Plus, if you’re using stablecoins to park your cash or earn a little extra, the 10-year yield can hint at whether those yields will stay attractive or if you might find better returns elsewhere. And with its global reach, the yield can signal broader economic shifts that might affect your crypto strategy.

Also, stablecoin holders may benefit from higher reserve income if regulations evolve to allow yield sharing, particularly in the US, though EU restrictions push yield generation to DeFi. Alternatively, traditional investors can explore tokenized Treasurys for blockchain-based Treasury exposure, potentially integrating them into broader portfolios as regulatory clarity emerges.

A notable development in 2025 is the rise of tokenized Treasurys, digital representations of US Treasury bonds on blockchains. As of May 4, 2025, the total value of tokenized Treasurys has reached $6.5 billion, with an average yield to maturity of 4.13%, according to analytics from RWA.xyz. This trend offers crypto investors a way to earn yields comparable to traditional bonds, potentially mitigating the impact of rising Treasury yields on crypto markets.

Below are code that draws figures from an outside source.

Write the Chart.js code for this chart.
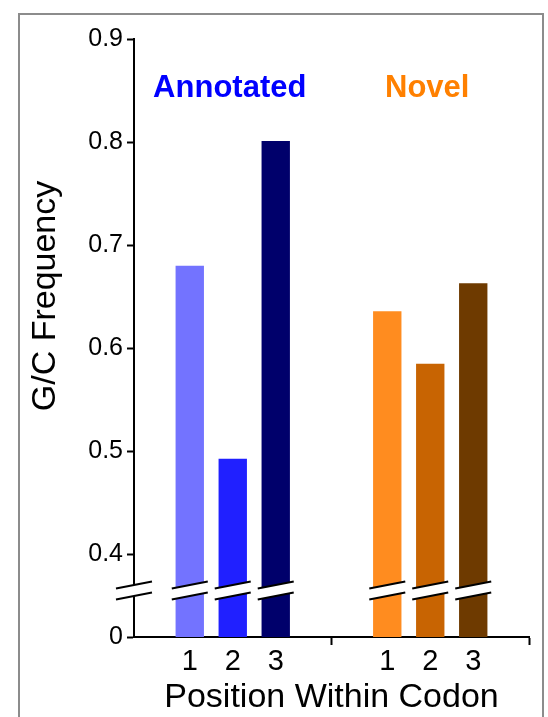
<!DOCTYPE html>
<html>
<head>
<meta charset="utf-8">
<script src="https://cdn.jsdelivr.net/npm/chart.js@4.4.1/dist/chart.umd.min.js"></script>
<style>
  html, body { margin:0; padding:0; background:#fff; }
  #wrap { position:relative; width:548px; height:717px; overflow:hidden; }
  #frame { position:absolute; left:18px; top:13px; width:522px; height:760px;
           border:2px solid #8c8c8c; border-bottom:none; pointer-events:none; }
</style>
</head>
<body>
<div id="wrap">
  <canvas id="chart" width="548" height="717"></canvas>
  <div id="frame"></div>
</div>
<script>
// data
const groups = ['Annotated', 'Novel'];
const positions = ['1', '2', '3'];
const pos1 = [0.680, 0.636];
const pos2 = [0.493, 0.585];
const pos3 = [0.801, 0.663];
const yTicks = [0.4, 0.5, 0.6, 0.7, 0.8, 0.9];
const axisFloor = 0.32;   // where "0" sits below the axis break
const breakAt = 0.365;    // value where the axis is broken

const blues = ['#7373ff', '#2020ff', '#00006b'];
const oranges = ['#ff8c1f', '#c86402', '#6e3a00'];
const groupColors = ['#0000ff', '#ff8000'];

const FONT = "'Liberation Sans', Arial, sans-serif";

// draws the break marks, the codon position labels and the group names
const extras = {
  id: 'extras',
  afterDatasetsDraw(chart){
    const ctx = chart.ctx;
    const y = chart.scales.y, x = chart.scales.x;
    const area = chart.chartArea;
    const cy = y.getPixelForValue(breakAt);
    const half = 18, gap = 5.5, rise = 3.5;

    const xs = [area.left];
    chart.data.datasets.forEach((ds, i) => {
      chart.getDatasetMeta(i).data.forEach(el => xs.push(el.x));
    });

    ctx.save();
    xs.forEach(cx => {
      ctx.fillStyle = '#fff';
      ctx.beginPath();
      ctx.moveTo(cx - half, cy - gap + rise);
      ctx.lineTo(cx + half, cy - gap - rise);
      ctx.lineTo(cx + half, cy + gap - rise);
      ctx.lineTo(cx - half, cy + gap + rise);
      ctx.closePath();
      ctx.fill();
      ctx.strokeStyle = '#000';
      ctx.lineWidth = 2;
      [-gap, gap].forEach(off => {
        ctx.beginPath();
        ctx.moveTo(cx - half, cy + off + rise);
        ctx.lineTo(cx + half, cy + off - rise);
        ctx.stroke();
      });
    });

    // position labels under each bar
    ctx.fillStyle = '#000';
    ctx.font = '29px ' + FONT;
    ctx.textAlign = 'center';
    ctx.textBaseline = 'alphabetic';
    chart.data.datasets.forEach((ds, i) => {
      chart.getDatasetMeta(i).data.forEach(el => {
        ctx.fillText(ds.label, el.x, area.bottom + 33);
      });
    });

    // group names
    ctx.font = 'bold 31px ' + FONT;
    groups.forEach((g, i) => {
      ctx.fillStyle = groupColors[i];
      ctx.fillText(g, x.getPixelForValue(i) - 3, area.top + 58);
    });

    // y title
    ctx.fillStyle = '#000';
    ctx.font = '34px ' + FONT;
    ctx.translate(46, 296);
    ctx.rotate(-Math.PI / 2);
    ctx.textBaseline = 'middle';
    ctx.fillText('G/C Frequency', 0, 0);
    ctx.restore();
  }
};

const seriesValues = [pos1, pos2, pos3];

new Chart(document.getElementById('chart'), {
  type: 'bar',
  data: {
    labels: groups,
    datasets: positions.map((p, i) => ({
      label: p,
      data: seriesValues[i],
      backgroundColor: [blues[i], oranges[i]],
      borderWidth: 0,
      categoryPercentage: 0.653,
      barPercentage: 0.66
    }))
  },
  options: {
    responsive: false,
    animation: false,
    layout: { padding: { left: 0, top: 39, right: 19, bottom: 0 } },
    plugins: { legend: { display: false }, tooltip: { enabled: false } },
    scales: {
      x: {
        offset: true,
        grid: {
          offset: true,
          drawOnChartArea: false,
          drawTicks: true,
          tickLength: 8,
          tickWidth: 2,
          tickColor: c => c.index === 0 ? 'rgba(0,0,0,0)' : '#000'
        },
        border: { display: true, color: '#000', width: 2 },
        ticks: { display: false },
        title: {
          display: true,
          text: 'Position Within Codon',
          color: '#000',
          font: { family: FONT, size: 34, lineHeight: 1 },
          padding: { top: 0, bottom: 2 }
        },
        afterFit(scale){
          scale.height = 80;
          scale.paddingLeft = 0;
          scale.paddingRight = 0;
        }
      },
      y: {
        min: axisFloor,
        max: 0.9,
        afterBuildTicks(scale){
          scale.ticks = [axisFloor].concat(yTicks).map(v => ({ value: v }));
        },
        grid: {
          drawOnChartArea: false,
          drawTicks: true,
          tickLength: 7,
          tickWidth: 2,
          color: '#000'
        },
        border: { display: true, color: '#000', width: 2 },
        ticks: {
          color: '#000',
          padding: 4,
          font: { family: FONT, size: 25 },
          callback: v => v === axisFloor ? '0' : v.toFixed(1)
        },
        afterFit(scale){
          scale.width = 134;
          scale.paddingTop = 0;
          scale.paddingBottom = 0;
        }
      }
    }
  },
  plugins: [extras]
});
</script>
</body>
</html>
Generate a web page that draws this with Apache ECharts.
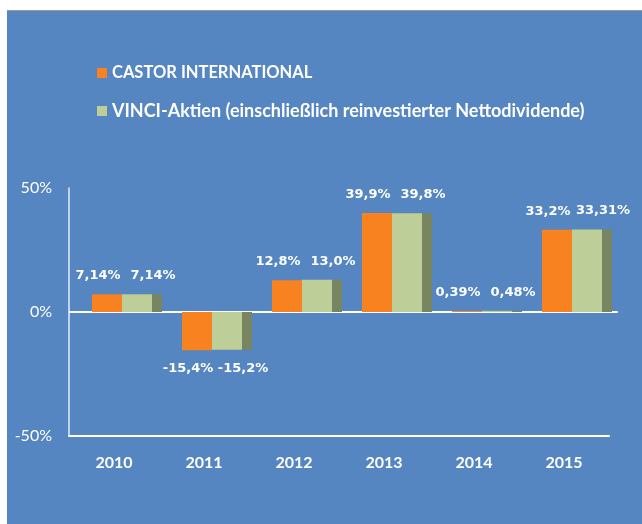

Moreover, the emergence of tokenized Treasurys signals a blurring of lines between traditional finance and decentralized ecosystems. These blockchain-native representations of government debt instruments not only offer yield stability but also reflect a broader trend: the integration of real-world assets (RWAs) into crypto markets. This development has the potential to reshape risk management practices, attract more conservative capital, and accelerate regulatory engagement with digital assets.